Sponsors also have the option of involving the ombudsman of either department, which can be used to facilitate resolution proceedings, though these interactions are not bound by PDUFA or GDUFA time limits.
For most disputes, sponsors should seek to resolve the dispute at the division level by holding a post-action meeting with the division or by asking the division to reconsider its decision, FDA wrote. This interaction should not include any new information. If new information is necessary, it should be submitted and reviewed by FDA before any dispute proceedings are initiated. FDA will not accept dispute resolution requests while new information is pending.
If a post-action meeting is not used, sponsors should submit a written request to either CBER or CDER containing a complete background of the issue indicating why a review is appropriate. For requests going to CDER, this document should be submitted as an amendment to the original application, with a separate copy going to the CDER Formal Dispute Resolution Project Manager (FDRPM).

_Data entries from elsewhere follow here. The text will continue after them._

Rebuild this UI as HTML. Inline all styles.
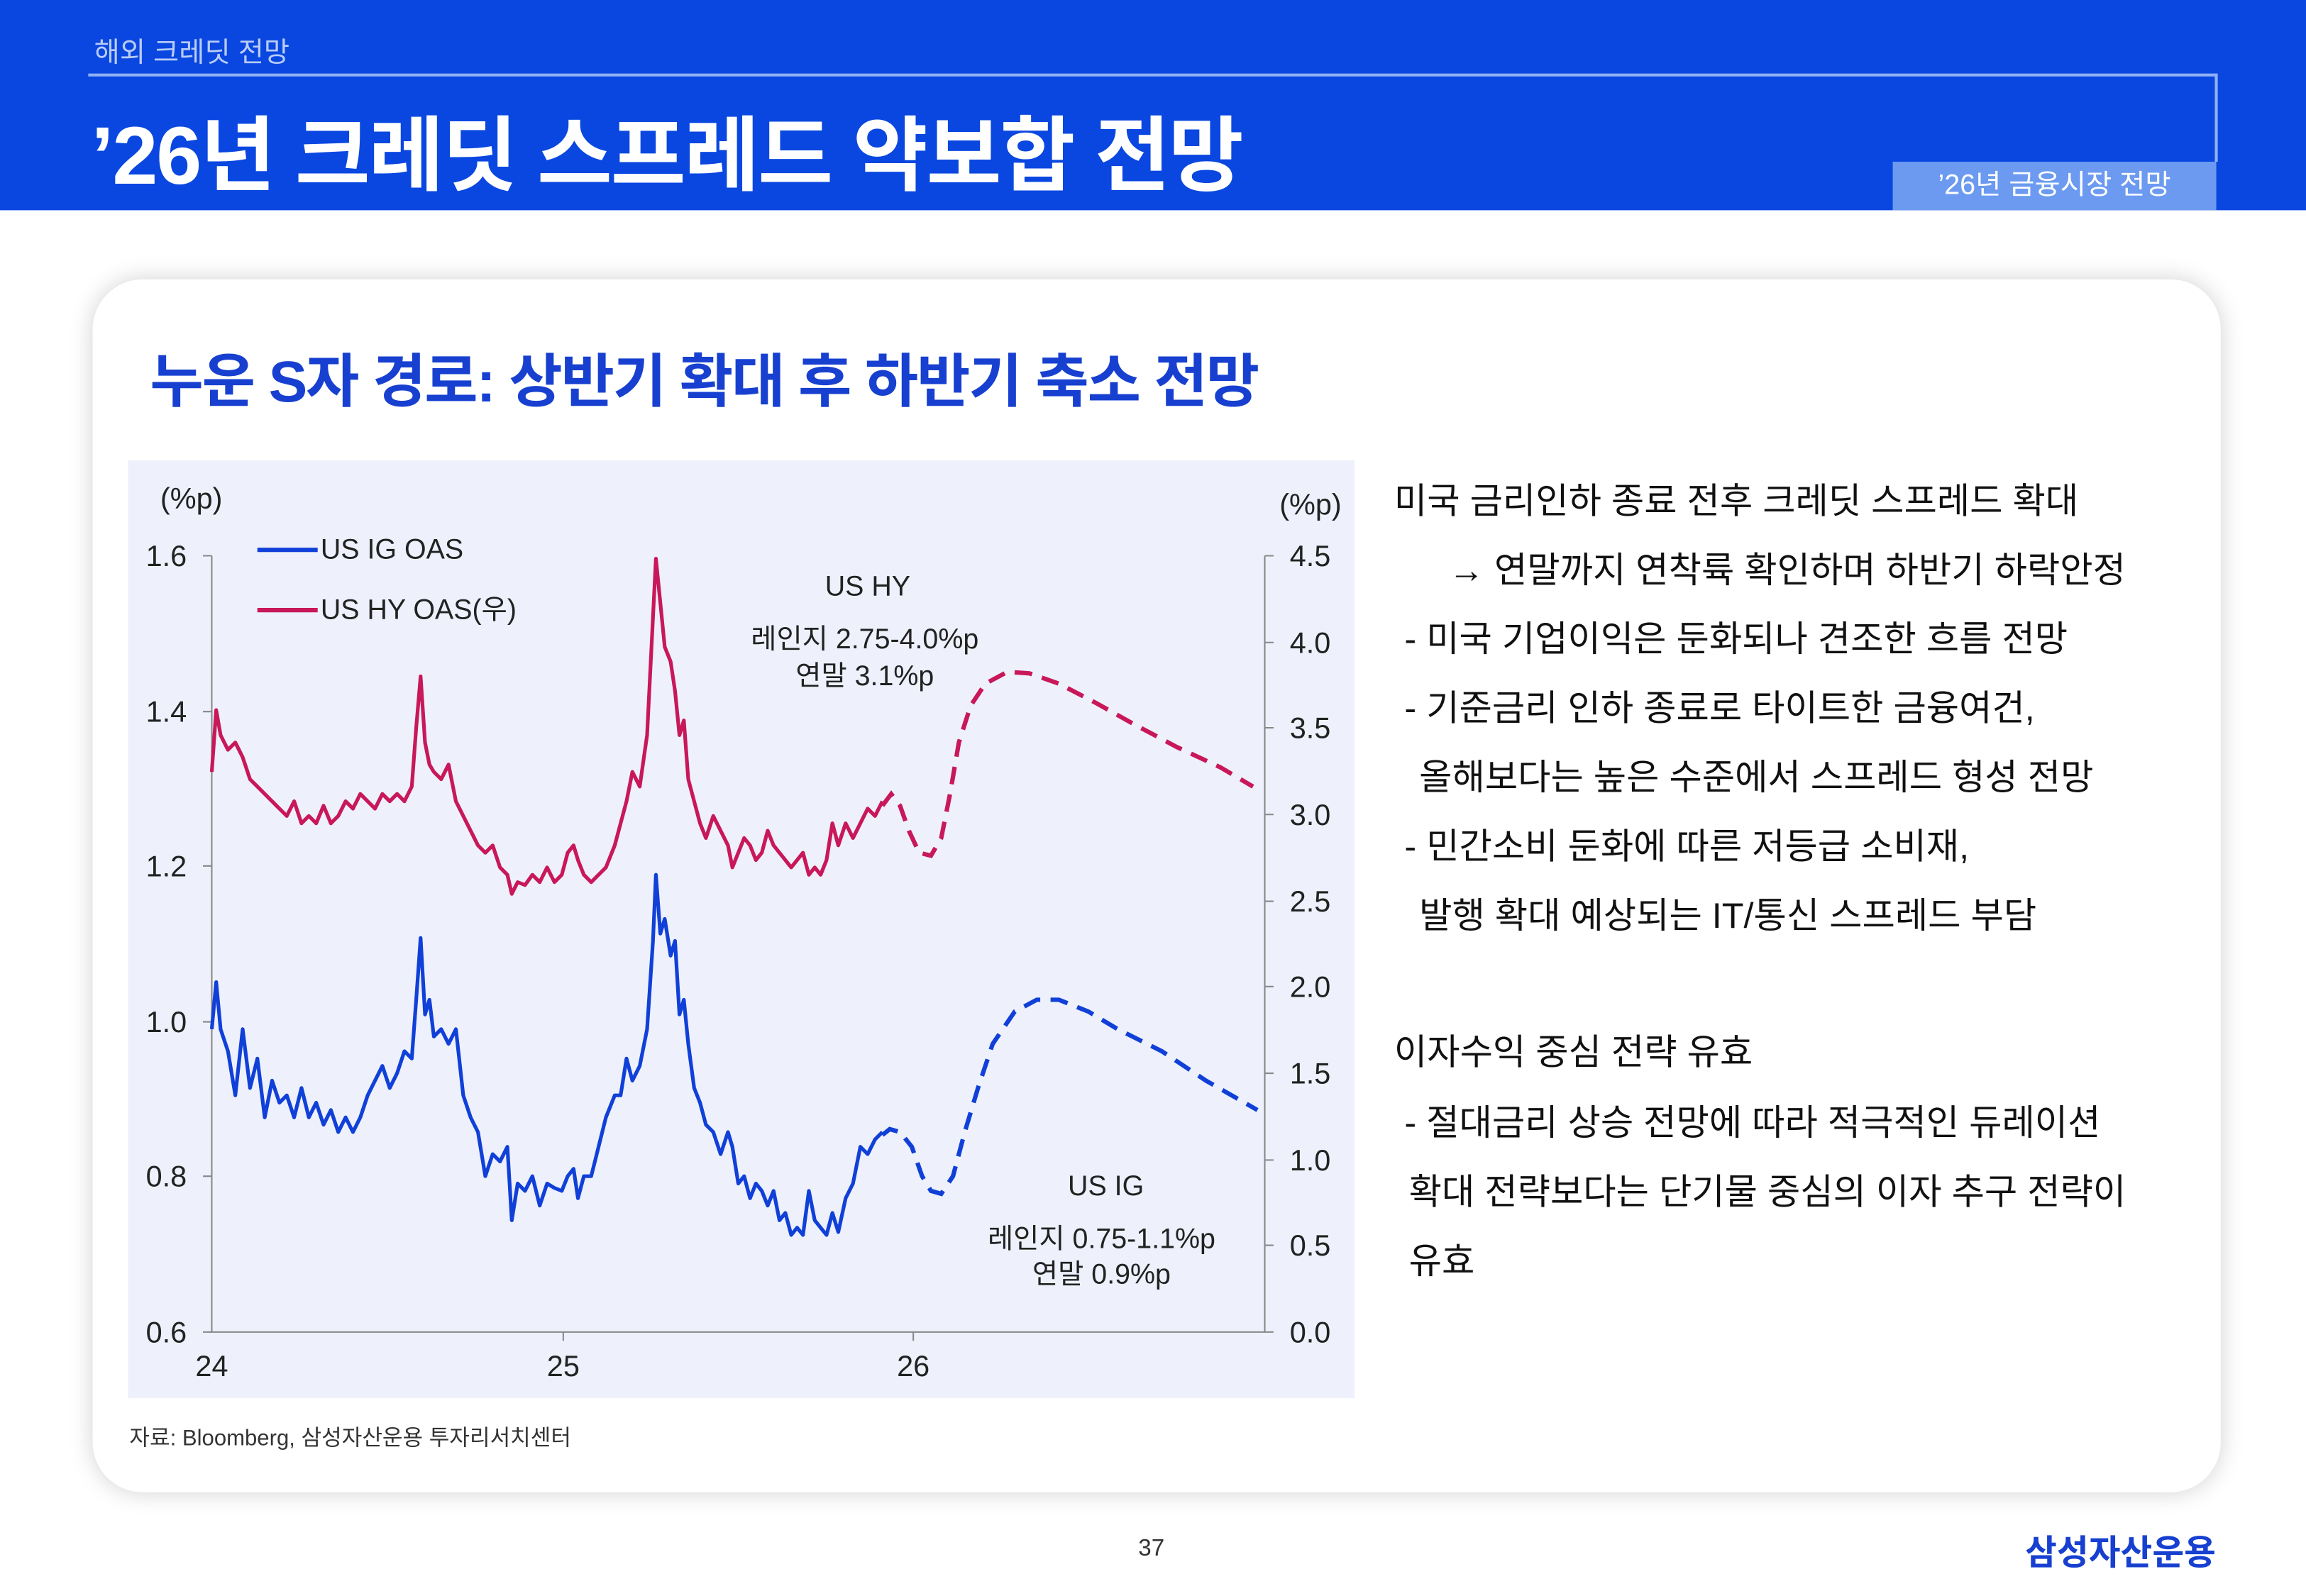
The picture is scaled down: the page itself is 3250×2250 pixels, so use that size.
<!DOCTYPE html>
<html><head><meta charset="utf-8"><style>
body{margin:0;background:#fff;}
#w{width:3250px;height:2250px;overflow:hidden;position:relative;background:#fff}
#s{position:absolute;left:0;top:0;width:1568px;height:1086px;transform:scale(2.07270);transform-origin:0 0;font-family:"Liberation Sans","Noto Sans CJK KR",sans-serif}
.a{position:absolute;white-space:nowrap}
.r{font-size:24.3px;color:#111;left:948px}
</style></head><body><div id="w"><div id="s">
<div class="a" style="left:0;top:0;width:1568px;height:143px;background:#0a47e0"></div>
<div class="a" style="left:60px;top:50px;width:1447px;height:1.5px;background:#8fb0f5"></div>
<div class="a" style="left:1506px;top:50px;width:1.5px;height:60px;background:#8fb0f5"></div>
<div class="a" style="left:64px;top:21px;font-size:19px;color:#b8ccf7">해외 크레딧 전망</div>
<div class="a" style="left:62px;top:61px;font-size:55.5px;font-weight:bold;color:#fff;letter-spacing:-1px">’26년 크레딧 스프레드 약보합 전망</div>
<div class="a" style="left:1287px;top:110px;width:220px;height:33px;background:#6b9af0;color:#fff;font-size:19px;text-align:center;line-height:33px">’26년 금융시장 전망</div>
<div class="a" style="left:63px;top:190px;width:1447px;height:825px;background:#fff;border-radius:34px;box-shadow:0 0 16px rgba(0,0,0,0.18)"></div>
<div class="a" style="left:102px;top:228px;font-size:39.5px;font-weight:bold;color:#1740d0;letter-spacing:-1px">누운 S자 경로: 상반기 확대 후 하반기 축소 전망</div>
<div class="a" style="left:87px;top:313px;width:834px;height:638px;background:#eef1fc"></div>
<svg class="a" style="left:0;top:0" width="1568" height="1086" font-family="Liberation Sans,Noto Sans CJK KR,sans-serif">
<g stroke="#888" stroke-width="1" fill="none">
<path d="M144 378V906H860V378"/>
<path d="M138 378H144M138 484H144M138 589H144M138 695H144M138 800H144M138 906H144"/>
<path d="M860 378H866M860 437H866M860 495H866M860 554H866M860 613H866M860 671H866M860 730H866M860 789H866M860 847H866M860 906H866"/>
<path d="M383 906V912M621 906V912"/>
</g>
<g font-size="20" fill="#222">
<text x="109" y="346">(%p)</text><text x="870" y="350">(%p)</text>
<g text-anchor="end"><text x="127" y="385">1.6</text><text x="127" y="491">1.4</text><text x="127" y="596">1.2</text><text x="127" y="702">1.0</text><text x="127" y="807">0.8</text><text x="127" y="913">0.6</text></g>
<g text-anchor="start"><text x="877" y="385">4.5</text><text x="877" y="444">4.0</text><text x="877" y="502">3.5</text><text x="877" y="561">3.0</text><text x="877" y="620">2.5</text><text x="877" y="678">2.0</text><text x="877" y="737">1.5</text><text x="877" y="796">1.0</text><text x="877" y="854">0.5</text><text x="877" y="913">0.0</text></g>
<g text-anchor="middle"><text x="144" y="936">24</text><text x="383" y="936">25</text><text x="621" y="936">26</text></g>
</g>
<g font-size="19" fill="#222">
<path d="M175 374H216" stroke="#1040d8" stroke-width="3"/><text x="218" y="380">US IG OAS</text>
<path d="M175 415H216" stroke="#c8185a" stroke-width="3"/><text x="218" y="421">US HY OAS(우)</text>
<g text-anchor="middle"><text x="590" y="405">US HY</text><text x="588" y="441">레인지 2.75-4.0%p</text><text x="588" y="466">연말 3.1%p</text>
<text x="752" y="813">US IG</text><text x="749" y="849">레인지 0.75-1.1%p</text><text x="749" y="873">연말 0.9%p</text></g>
</g>
<polyline fill="none" stroke="#1040d8" stroke-width="2.5" stroke-linejoin="round" points="144,700 147,668 150,700 155,715 160,745 165,700 170,740 175,720 180,760 185,735 190,750 195,745 200,760 205,740 210,760 215,750 220,765 225,755 230,770 235,760 240,770 245,760 250,745 255,735 260,725 265,740 270,730 275,715 280,720 283,680 286,638 289,690 292,680 295,705 300,700 305,710 310,700 315,745 320,760 325,770 330,800 335,785 340,790 345,780 348,830 352,805 357,810 362,800 367,820 372,805 377,808 382,810 386,800 390,795 393,815 397,800 402,800 407,780 412,760 418,745 422,745 426,720 430,735 435,725 440,700 444,640 446,595 449,635 452,625 456,650 459,640 462,690 465,680 468,710 472,740 476,750 480,765 485,770 490,785 495,770 498,780 502,805 506,800 510,815 514,805 518,810 522,820 526,810 530,830 534,825 538,840 542,835 546,840 550,810 554,830 558,835 562,840 566,825 570,838 575,815 580,805 585,780 590,785 595,775 600,770"/>
<polyline fill="none" stroke="#1040d8" stroke-width="3" stroke-dasharray="12,7" points="600,772 605,768 612,770 620,780 627,800 633,810 640,812 648,800 656,770 665,740 675,710 690,688 705,680 720,680 740,688 760,700 790,715 820,735 855,755"/>
<polyline fill="none" stroke="#c8185a" stroke-width="2.5" stroke-linejoin="round" points="144,525 147,483 150,500 155,510 160,505 165,515 170,530 175,535 180,540 185,545 190,550 195,555 200,545 205,560 210,555 215,560 220,548 225,560 230,555 235,545 240,550 245,540 250,545 255,550 260,540 265,545 270,540 275,545 280,535 283,495 286,460 289,505 292,520 295,525 300,530 305,520 310,545 315,555 320,565 325,575 330,580 335,575 340,590 345,595 348,608 352,600 357,602 362,595 367,600 372,590 377,600 382,595 386,580 390,575 393,585 397,595 402,600 407,595 412,590 418,575 422,560 426,545 430,525 435,535 440,500 444,420 446,380 449,410 452,440 456,450 459,470 462,500 465,490 468,530 472,545 476,560 480,570 485,555 490,565 495,575 498,590 502,580 506,570 510,575 514,585 518,580 522,565 526,575 530,580 534,585 538,590 542,585 546,580 550,595 554,590 558,595 562,585 566,560 570,575 575,560 580,570 585,560 590,550 595,555 600,545"/>
<polyline fill="none" stroke="#c8185a" stroke-width="3" stroke-dasharray="12,7" points="600,548 606,540 612,548 618,565 625,580 633,582 640,570 646,540 652,505 660,480 670,465 685,457 700,458 720,465 745,478 770,492 800,508 830,522 852,535"/>
</svg>
<div class="a" style="left:88px;top:967px;font-size:15px;color:#333">자료: Bloomberg, 삼성자산운용 투자리서치센터</div>
<div class="a r" style="top:321px">미국 금리인하 종료 전후 크레딧 스프레드 확대</div>
<div class="a r" style="top:368px;left:985px">→ 연말까지 연착륙 확인하며 하반기 하락안정</div>
<div class="a r" style="top:415px;left:955px">- 미국 기업이익은 둔화되나 견조한 흐름 전망</div>
<div class="a r" style="top:462px;left:955px">- 기준금리 인하 종료로 타이트한 금융여건,</div>
<div class="a r" style="top:509px;left:965px">올해보다는 높은 수준에서 스프레드 형성 전망</div>
<div class="a r" style="top:556px;left:955px">- 민간소비 둔화에 따른 저등급 소비재,</div>
<div class="a r" style="top:603px;left:965px">발행 확대 예상되는 IT/통신 스프레드 부담</div>
<div class="a r" style="top:696px">이자수익 중심 전략 유효</div>
<div class="a r" style="top:744px;left:955px">- 절대금리 상승 전망에 따라 적극적인 듀레이션</div>
<div class="a r" style="top:791px;left:958px">확대 전략보다는 단기물 중심의 이자 추구 전략이</div>
<div class="a r" style="top:838px;left:958px">유효</div>
<div class="a" style="left:774px;top:1045px;font-size:16px;color:#333">37</div>
<div class="a" style="left:1377px;top:1037px;font-size:23.5px;font-weight:bold;color:#1740d0">삼성자산운용</div>
</div></div></body></html>
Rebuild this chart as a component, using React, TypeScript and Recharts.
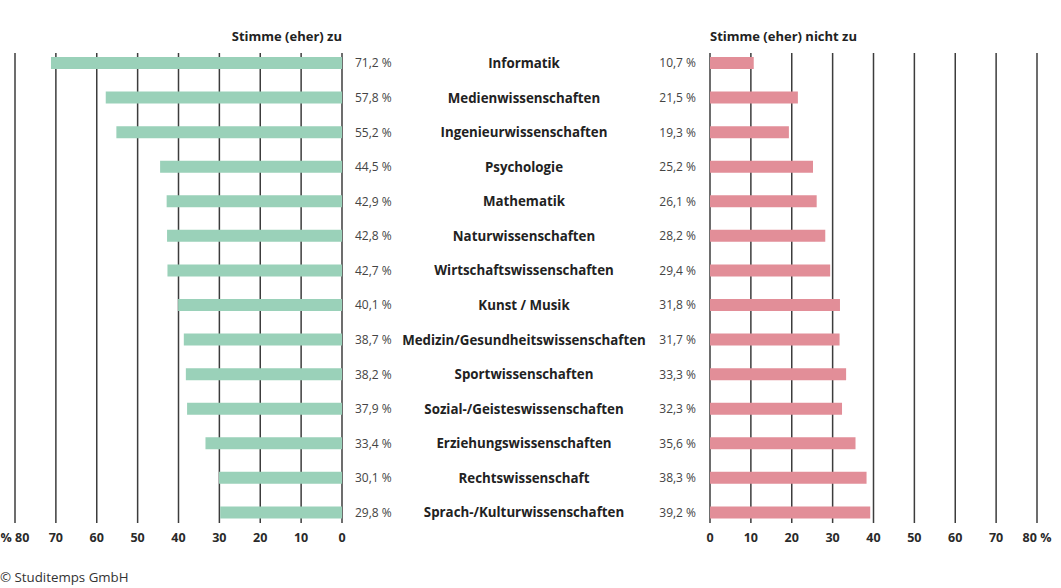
import React from "react";
import { BarChart, Bar, XAxis, YAxis, CartesianGrid } from "recharts";

const categories = [
  "Informatik",
  "Medienwissenschaften",
  "Ingenieurwissenschaften",
  "Psychologie",
  "Mathematik",
  "Naturwissenschaften",
  "Wirtschaftswissenschaften",
  "Kunst / Musik",
  "Medizin/Gesundheitswissenschaften",
  "Sportwissenschaften",
  "Sozial-/Geisteswissenschaften",
  "Erziehungswissenschaften",
  "Rechtswissenschaft",
  "Sprach-/Kulturwissenschaften",
];

const agreeValues = [71.2, 57.8, 55.2, 44.5, 42.9, 42.8, 42.7, 40.1, 38.7, 38.2, 37.9, 33.4, 30.1, 29.8];
const disagreeValues = [10.7, 21.5, 19.3, 25.2, 26.1, 28.2, 29.4, 31.8, 31.7, 33.3, 32.3, 35.6, 38.3, 39.2];
const axisTicks = [0, 10, 20, 30, 40, 50, 60, 70, 80];

const data = categories.map((category, i) => ({
  category,
  agree: agreeValues[i],
  disagree: disagreeValues[i],
}));

const W = 1061;
const H = 588;
const FONT = "'Open Sans', 'Noto Sans', sans-serif";
const GREEN = "#9ad1b9";
const PINK = "#e28e98";
const GRID = "#3c3c3c";

const fmt = (v: number) => v.toFixed(1).replace(".", ",") + " %";

const tickStyle = { fontFamily: FONT, fontSize: 12.5, fontWeight: 700, fill: "#2a2a2a" };

function MiddleTick(props: any) {
  const { y, payload } = props;
  const i = payload.index;
  return (
    <g fontFamily={FONT}>
      <text x={355} y={y} dy="0.35em" fontSize={12} fill="#444" textAnchor="start">
        {fmt(agreeValues[i])}
      </text>
      <text x={524} y={y} dy="0.35em" fontSize={13.3} fontWeight={700} fill="#222" textAnchor="middle">
        {payload.value}
      </text>
      <text x={696} y={y} dy="0.35em" fontSize={12} fill="#444" textAnchor="end">
        {fmt(disagreeValues[i])}
      </text>
    </g>
  );
}

export default function App() {
  return (
    <div style={{ position: "absolute", left: 0, top: 0, width: W, height: H, background: "#fff", fontFamily: FONT }}>
      <div style={{ position: "absolute", left: 0, top: 0 }}>
        <BarChart width={W} height={H} layout="vertical" data={data} margin={{ top: 46, right: 351, bottom: 28, left: 15 }}>
          <CartesianGrid horizontal={false} stroke={GRID} strokeWidth={1.5} y={53} height={470} />
          <XAxis
            type="number"
            domain={[0, 80]}
            ticks={axisTicks}
            reversed
            height={30}
            axisLine={false}
            tickLine={false}
            tickSize={0}
            tickMargin={3}
            tick={tickStyle}
            tickFormatter={(v: number) => (v === 80 ? "% 80" : String(v))}
            interval={0}
          />
          <YAxis
            type="category"
            dataKey="category"
            orientation="right"
            width={368}
            axisLine={false}
            tickLine={false}
            interval={0}
            tick={<MiddleTick />}
          />
          <Bar dataKey="agree" fill={GREEN} barSize={12} isAnimationActive={false} />
        </BarChart>
      </div>
      <div style={{ position: "absolute", left: 0, top: 0 }}>
        <BarChart width={W} height={H} layout="vertical" data={data} margin={{ top: 46, right: 24, bottom: 28, left: 710 }}>
          <CartesianGrid horizontal={false} stroke={GRID} strokeWidth={1.5} y={53} height={470} />
          <XAxis
            type="number"
            domain={[0, 80]}
            ticks={axisTicks}
            height={30}
            axisLine={false}
            tickLine={false}
            tickSize={0}
            tickMargin={3}
            tick={tickStyle}
            tickFormatter={(v: number) => (v === 80 ? "80 %" : String(v))}
            interval={0}
          />
          <YAxis type="category" dataKey="category" hide />
          <Bar dataKey="disagree" fill={PINK} barSize={12} isAnimationActive={false} />
        </BarChart>
      </div>
      <div
        style={{
          position: "absolute",
          right: W - 342,
          top: 27,
          fontSize: 13,
          fontWeight: 700,
          color: "#222",
          whiteSpace: "nowrap",
        }}
      >
        Stimme (eher) zu
      </div>
      <div
        style={{
          position: "absolute",
          left: 710,
          top: 27,
          fontSize: 13,
          fontWeight: 700,
          color: "#222",
          whiteSpace: "nowrap",
        }}
      >
        Stimme (eher) nicht zu
      </div>
      <div style={{ position: "absolute", left: 0, top: 568, fontSize: 13.3, color: "#333", whiteSpace: "nowrap" }}>
        © Studitemps GmbH
      </div>
    </div>
  );
}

For requests going to CBER, the request should be submitted to the CBER ombudsman.
The background information in the written request should include a prominent notice that the request is a "Formal Dispute Resolution Request," the application number, the name of the product, the division or office the product was filed with, the product's proposed uses, a "brief but comprehensive statement of each issue to be resolved," a list of documents previously submitted to FDA, the history of the dispute and its review, and contact information for the sponsor.
The appeal may also take the form of a Type A meeting (used to help an otherwise stalled product), which a sponsor may request in writing. And sponsors are still allowed to request that a dispute be reviewed by a scientific advisory committee.
"Because it can take a significant amount of time to schedule an advisory committee meeting, if a sponsor believes that review by an advisory committee is the most appropriate venue for resolution of a scientific controversy, such a request should be made as early in the dispute resolution process as feasible," the guidance explains.
The guidance notes that FDA intends to issue written responses to dispute resolution requests, which will address "all components of the appeal" with explanations. FDA may also, as it does for Citizen Petitions, issue an interim response indicating that it needs more time to address the issues contained within or more information from the sponsor.
The responses are, as explained earlier, due within 30 calendar days.
Decisions to hold or not to hold an advisory committee meeting on a product are also due within 30 days. If such a request is granted, the guidance advises FDA to bring it up for discussion at the next available meeting, though it notes that might not always be feasible if something else is already scheduled.
If denied, sponsors are allowed to appeal additional times, each time to the next-highest management level in the FDA chain of command. This may, if necessary, include the Commissioner of FDA.